1) Midieval cultures tend to be agricultural; these inspire large families, and multi-generation houses. A farmhouse could have a set of grandparents, a set of parents, and ~4-5 kids, easy. Add in a farm hand, and that's 10... put a bunch of those around the city.
They suggested 11 buildings were random structures; often business people live in their work buildings; the blacksmith lives not in the forge itself, but in an attached living area; as do his apprentice(s). Same for the baker, the priest, the general store owner, etc. If the church is 1 building, that's 10 buildings with ~5-10 occupants, and 6 houses, with 5-10 occupants... Even at max, that's 150 +priest and acolyte(s) in the town proper. That leaves 800 people to make up... which is quite a few.

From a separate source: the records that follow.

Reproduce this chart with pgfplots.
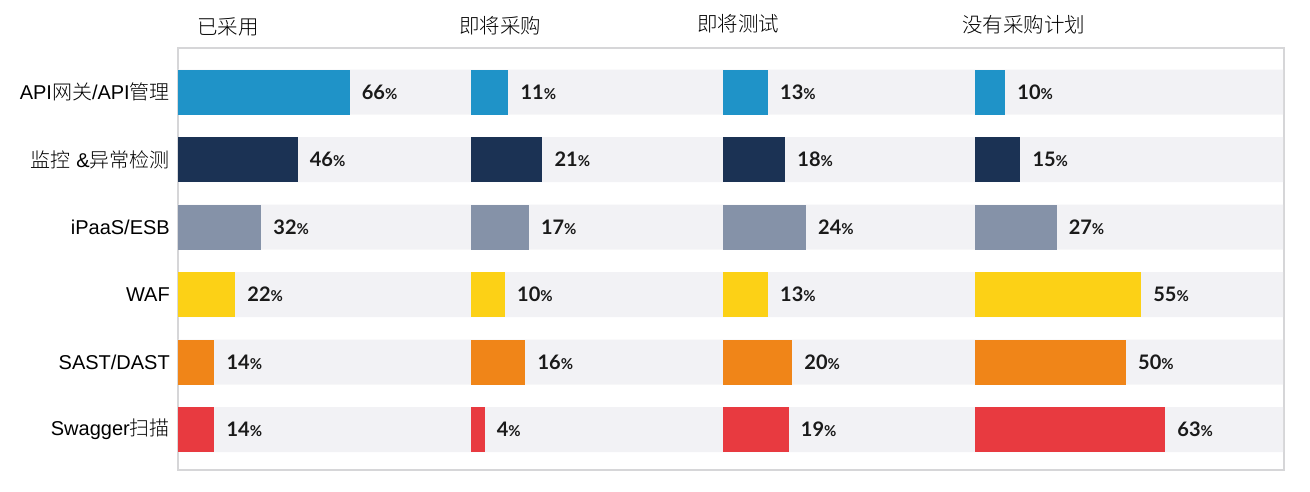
\documentclass[border=0pt]{standalone}
\usepackage{fontspec}
\usepackage{pgfplots}
\pgfplotsset{compat=1.18}
\setmainfont{Liberation Sans}
\newfontfamily\cjk{Noto Sans CJK SC Light}
\newfontfamily\lato{Lato}
\definecolor{c1}{HTML}{1F93C8}
\definecolor{c2}{HTML}{1B3254}
\definecolor{c3}{HTML}{8592A8}
\definecolor{c4}{HTML}{FCD116}
\definecolor{c5}{HTML}{F08518}
\definecolor{c6}{HTML}{E83A40}
\definecolor{band}{RGB}{242,242,245}
\definecolor{frame}{RGB}{214,214,216}
\definecolor{txt}{HTML}{1A1A1A}
\pgfplotsset{
  common/.style={anchor=south west, scale only axis, height=422pt,
    ymin=0.348, ymax=6.6, y dir=reverse, clip=false},
  panel/.style={common, xmin=0, xmax=100, hide axis,
    every axis plot/.append style={xbar, bar width=45pt, bar shift=0pt, draw=none,
      point meta=x, nodes near coords={\pgfmathprintnumber[assume math mode=true]{\pgfplotspointmeta}{\fontsize{15}{15}\selectfont\%}},
      nodes near coords align={horizontal},
      every node near coord/.append style={anchor=west, inner sep=0pt, xshift=12pt,
        font=\lato\bfseries\fontsize{20}{20}\selectfont, text=txt}}}
}
\newcommand\panel[8]{%
\begin{axis}[panel, at={(#1pt,-470pt)}, width=#2pt]
\addplot[fill=c1] coordinates {(#3,1)};
\addplot[fill=c2] coordinates {(#4,2)};
\addplot[fill=c3] coordinates {(#5,3)};
\addplot[fill=c4] coordinates {(#6,4)};
\addplot[fill=c5] coordinates {(#7,5)};
\addplot[fill=c6] coordinates {(#8,6)};
\end{axis}}
\begin{document}
\begin{tikzpicture}
\path (0pt,0pt) rectangle (1310pt,-491pt);
\begin{axis}[common, at={(178pt,-470pt)}, width=1106pt,
  xmin=0, xmax=1106, axis line style={draw=frame, line width=1.3pt},
  xtick=\empty, ytick={1,...,6}, major tick length=0pt,
  yticklabels={{API{\cjk 网关}/API{\cjk 管理}},{{\cjk 监控} \&{\cjk 异常检测}},{iPaaS/ESB},{WAF},{SAST/DAST},{Swagger{\cjk 扫描}}},
  yticklabel style={font=\fontsize{20}{20}\selectfont, inner sep=0pt, xshift=-8pt, text=black}]
\addplot[xbar, bar width=45pt, bar shift=0pt, draw=none, fill=band] coordinates {(1105,1) (1105,2) (1105,3) (1105,4) (1105,5) (1105,6)};
\end{axis}
\panel{178}{260}{66}{46}{32}{22}{14}{14}
\panel{471}{340}{11}{21}{17}{10}{16}{4}
\panel{723}{346}{13}{18}{24}{13}{20}{19}
\panel{975}{302}{10}{15}{27}{55}{50}{63}
\node[anchor=west, inner sep=0pt, font=\cjk\fontsize{20.5}{20.5}\selectfont] at (197pt,-27pt) {已采用};
\node[anchor=west, inner sep=0pt, font=\cjk\fontsize{20.5}{20.5}\selectfont] at (459pt,-26pt) {即将采购};
\node[anchor=west, inner sep=0pt, font=\cjk\fontsize{20.5}{20.5}\selectfont] at (697pt,-24pt) {即将测试};
\node[anchor=west, inner sep=0pt, font=\cjk\fontsize{20.5}{20.5}\selectfont] at (962pt,-25pt) {没有采购计划};
\end{tikzpicture}
\end{document}
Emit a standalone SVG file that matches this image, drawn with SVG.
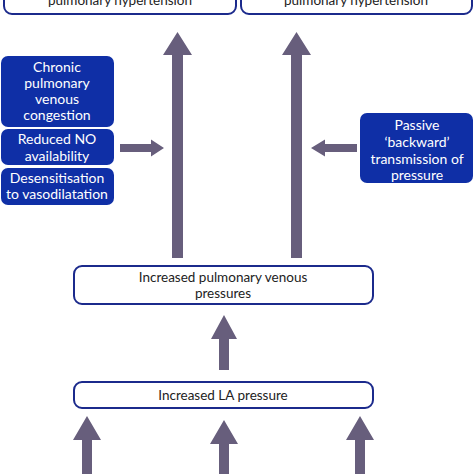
<svg xmlns="http://www.w3.org/2000/svg" width="474" height="474" viewBox="0 0 474 474">
<defs>
<style>
.wb{fill:#fff;stroke:#1b2a8c;stroke-width:2}
.bb{fill:#0f2fa6}
.t{font-family:Lato,"Open Sans","Liberation Sans",sans-serif;font-size:13.5px;fill:#222;text-anchor:middle}
.tw{font-family:Lato,"Open Sans","Liberation Sans",sans-serif;font-size:14px;fill:#fff;text-anchor:middle}
.ar{fill:#675e7c}
</style>
</defs>
<rect width="474" height="474" fill="#fff"/>
<g id="top-left">
<rect class="wb" x="4" y="-20" width="232" height="34" rx="8"/>
<text class="t" x="120" y="5">pulmonary hypertension</text>
</g>
<g id="top-right">
<rect class="wb" x="241" y="-20" width="231" height="34" rx="8"/>
<text class="t" x="356" y="5">pulmonary hypertension</text>
</g>
<g id="chronic">
<rect class="bb" x="1" y="56" width="113" height="71" rx="7"/>
<text class="tw" x="57" y="72">Chronic</text>
<text class="tw" x="57" y="88">pulmonary</text>
<text class="tw" x="57" y="104">venous</text>
<text class="tw" x="57" y="120">congestion</text>
</g>
<g id="reduced-no">
<rect class="bb" x="1" y="129" width="113" height="36" rx="7"/>
<text class="tw" x="57" y="144">Reduced NO</text>
<text class="tw" x="57" y="161">availability</text>
</g>
<g id="desens">
<rect class="bb" x="1" y="168" width="113" height="37" rx="7"/>
<text class="tw" x="57" y="183">Desensitisation</text>
<text class="tw" x="57" y="199">to vasodilatation</text>
</g>
<g id="passive">
<rect class="bb" x="360" y="113" width="113" height="70" rx="7"/>
<text class="tw" x="417" y="130">Passive</text>
<text class="tw" x="417" y="147">‘backward’</text>
<text class="tw" x="417" y="164">transmission of</text>
<text class="tw" x="417" y="180">pressure</text>
</g>
<g id="pulm-venous">
<rect class="wb" x="74" y="266" width="299" height="38" rx="8"/>
<text class="t" x="223" y="282">Increased pulmonary venous</text>
<text class="t" x="223" y="298">pressures</text>
</g>
<g id="la-pressure">
<rect class="wb" x="74" y="382" width="299" height="26" rx="8"/>
<text class="t" x="223" y="400">Increased LA pressure</text>
</g>
<g id="connectors">
<polygon class="ar" points="172,258 172,55 163,55 177.5,32 192,55 183,55 183,258"/>
<polygon class="ar" points="291,258 291,55 282,55 296.5,32 311,55 302,55 302,258"/>
<polygon class="ar" points="120,144 151,144 151,139.5 164,148 151,156.5 151,152 120,152"/>
<polygon class="ar" points="357,144 325,144 325,139.5 311,148 325,156.5 325,152 357,152"/>
<polygon class="ar" points="219,370 219,339 211,339 224,315 237,339 229,339 229,370"/>
<polygon class="ar" points="82,474 82,440 73,440 87,416 101,440 92,440 92,474"/>
<polygon class="ar" points="219,474 219,444 210,444 224,420 238,444 229,444 229,474"/>
<polygon class="ar" points="355,474 355,440 346,440 360,416 374,440 365,440 365,474"/>
</g>
</svg>
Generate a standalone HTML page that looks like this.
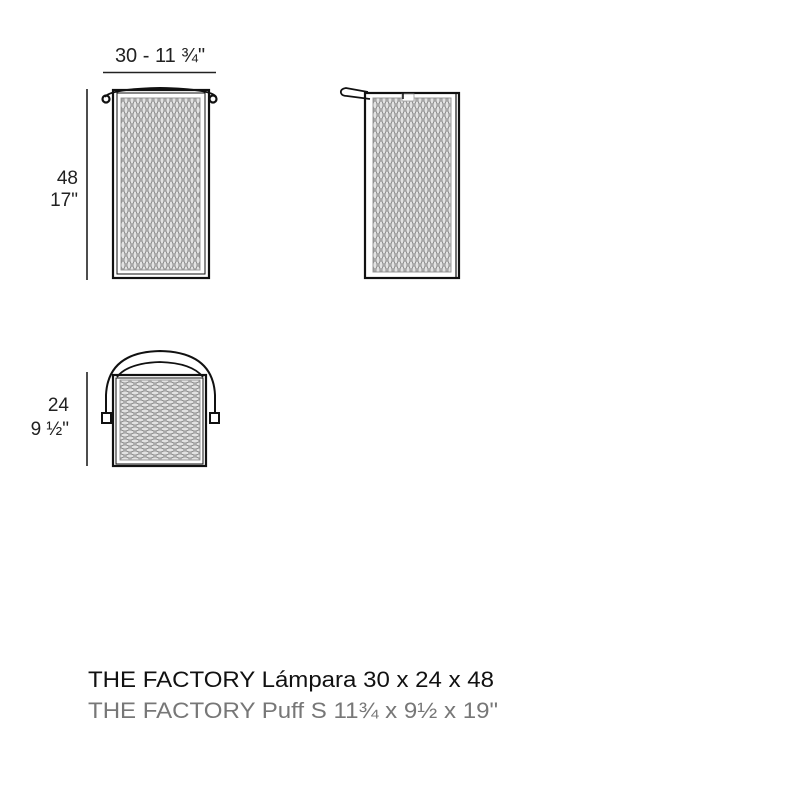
<!DOCTYPE html>
<html><head><meta charset="utf-8"><style>
html,body{margin:0;padding:0;background:#fff;}
svg{display:block;}
text{font-family:"Liberation Sans",sans-serif;}
</style></head><body>
<svg width="801" height="801" viewBox="0 0 801 801" xmlns="http://www.w3.org/2000/svg">
<defs>
<pattern id="pv" width="6" height="10" patternUnits="userSpaceOnUse">
<rect width="6" height="10" fill="#e2e2e2"/>
<ellipse cx="3" cy="5" rx="2" ry="4.2" fill="none" stroke="#8a8a8a" stroke-width="0.8"/>
<ellipse cx="0" cy="0" rx="2" ry="4.2" fill="none" stroke="#8a8a8a" stroke-width="0.8"/>
<ellipse cx="6" cy="0" rx="2" ry="4.2" fill="none" stroke="#8a8a8a" stroke-width="0.8"/>
<ellipse cx="0" cy="10" rx="2" ry="4.2" fill="none" stroke="#8a8a8a" stroke-width="0.8"/>
<ellipse cx="6" cy="10" rx="2" ry="4.2" fill="none" stroke="#8a8a8a" stroke-width="0.8"/>
</pattern>
<pattern id="ph" width="10" height="6" patternUnits="userSpaceOnUse">
<rect width="10" height="6" fill="#e2e2e2"/>
<ellipse cx="5" cy="3" rx="4.2" ry="2" fill="none" stroke="#8a8a8a" stroke-width="0.8"/>
<ellipse cx="0" cy="0" rx="4.2" ry="2" fill="none" stroke="#8a8a8a" stroke-width="0.8"/>
<ellipse cx="10" cy="0" rx="4.2" ry="2" fill="none" stroke="#8a8a8a" stroke-width="0.8"/>
<ellipse cx="0" cy="6" rx="4.2" ry="2" fill="none" stroke="#8a8a8a" stroke-width="0.8"/>
<ellipse cx="10" cy="6" rx="4.2" ry="2" fill="none" stroke="#8a8a8a" stroke-width="0.8"/>
</pattern>
</defs>

<text x="160" y="62" font-size="20" text-anchor="middle" fill="#222">30 - 11 ¾"</text>
<line x1="103" y1="72.5" x2="216" y2="72.5" stroke="#222" stroke-width="1.6"/>
<line x1="87" y1="89" x2="87" y2="280" stroke="#222" stroke-width="1.6"/>
<text x="78" y="184" font-size="19" text-anchor="end" fill="#222">48</text>
<text x="78" y="206" font-size="19" text-anchor="end" fill="#222">17"</text>
<line x1="87" y1="372" x2="87" y2="466" stroke="#222" stroke-width="1.6"/>
<text x="69" y="411" font-size="19" text-anchor="end" fill="#222">24</text>
<text x="69" y="435" font-size="19" text-anchor="end" fill="#222">9 ½"</text>

<g fill="none" stroke="#111">
<rect x="121" y="98" width="79" height="172" fill="url(#pv)" stroke="#999" stroke-width="1"/>
<rect x="113" y="90" width="96" height="188" stroke-width="2.2"/>
<rect x="117" y="93" width="88" height="181" stroke-width="1"/>
<path d="M105 97 Q110 89 160 88 Q212 89 216 97" stroke-width="2"/>
<circle cx="106" cy="99" r="3.5" stroke-width="2.2"/>
<circle cx="213" cy="99" r="3.5" stroke-width="2.2"/>
</g>

<g fill="none" stroke="#111">
<rect x="373" y="98" width="78" height="174" fill="url(#pv)" stroke="#999" stroke-width="1"/>
<rect x="365" y="93" width="94" height="185" stroke-width="2.2"/>
<line x1="456" y1="93" x2="456" y2="278" stroke-width="1.2"/>
<path d="M368 92 L346 88 Q340 89 341 93 Q342 96 347 96 L370 99" stroke-width="1.8"/>
<rect x="402" y="94" width="12" height="7" fill="#fff" stroke="#999" stroke-width="0.8"/>
<line x1="403" y1="93" x2="403" y2="99" stroke-width="1.5"/>
</g>

<g fill="none" stroke="#111">
<rect x="120" y="380" width="80" height="80" fill="url(#ph)" stroke="#999" stroke-width="1"/>
<rect x="113" y="375" width="93" height="91" stroke-width="2.2"/>
<rect x="116" y="378" width="87" height="86" stroke-width="1"/>
<path d="M106 413 L106 395 Q108 352 160 351 Q213 352 215 395 L215 413" stroke-width="2"/>
<path d="M117 377 Q128 363 160 362 Q192 363 203 377" stroke-width="1.8"/>
<rect x="102" y="413" width="9" height="10" stroke-width="2"/>
<rect x="210" y="413" width="9" height="10" stroke-width="2"/>
</g>

<text x="88" y="687" font-size="22" fill="#111" textLength="406" lengthAdjust="spacingAndGlyphs">THE FACTORY Lámpara 30 x 24 x 48</text>
<text x="88" y="718" font-size="22" fill="#777" textLength="410" lengthAdjust="spacingAndGlyphs">THE FACTORY Puff S 11¾ x 9½ x 19"</text>
</svg>
</body></html>
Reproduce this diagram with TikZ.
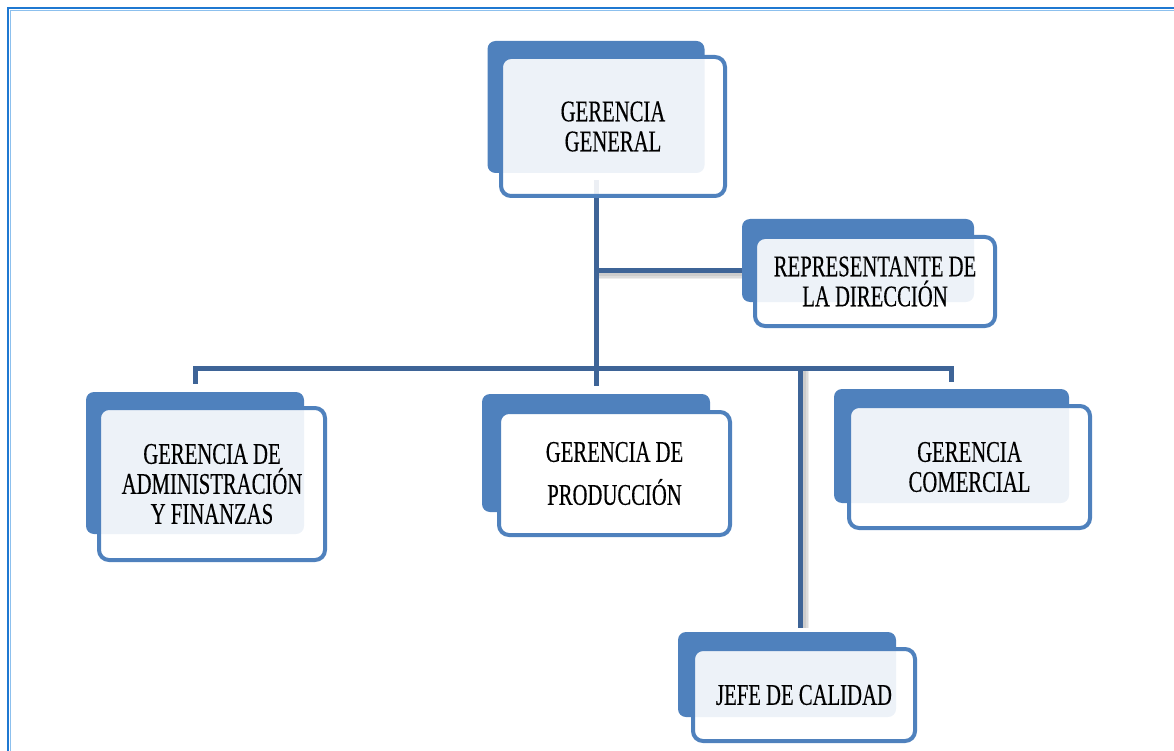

Then again, in a story I read recently, the master/apprentice ratio was more like 1/20. Master had 2 senior apprentices, 8 midling apprentices, and ~10 noobs. Also had a couple other adults helping manage the crowd; a cook, a teacher, etc. Took in 8 year olds, taught them reading, writing, math, and thier trade(gemcutting), released them 9 years later as journeymen.. the ones who stayed that long. Only 2 made it out of each yearly n00b class of 10. Others moved to less prestigious shops.
So if some of those random buildings are craft-shops like that... we're still short a bunch. Eighty out-lying farms seems like a LOT for a village. Even 40 seems like a lot; and 20 people on a farm seems like it'd be... cozy; and I thought all adventurers came from farms where they were raised by their parents alone, and half the time one of them was already dead, too.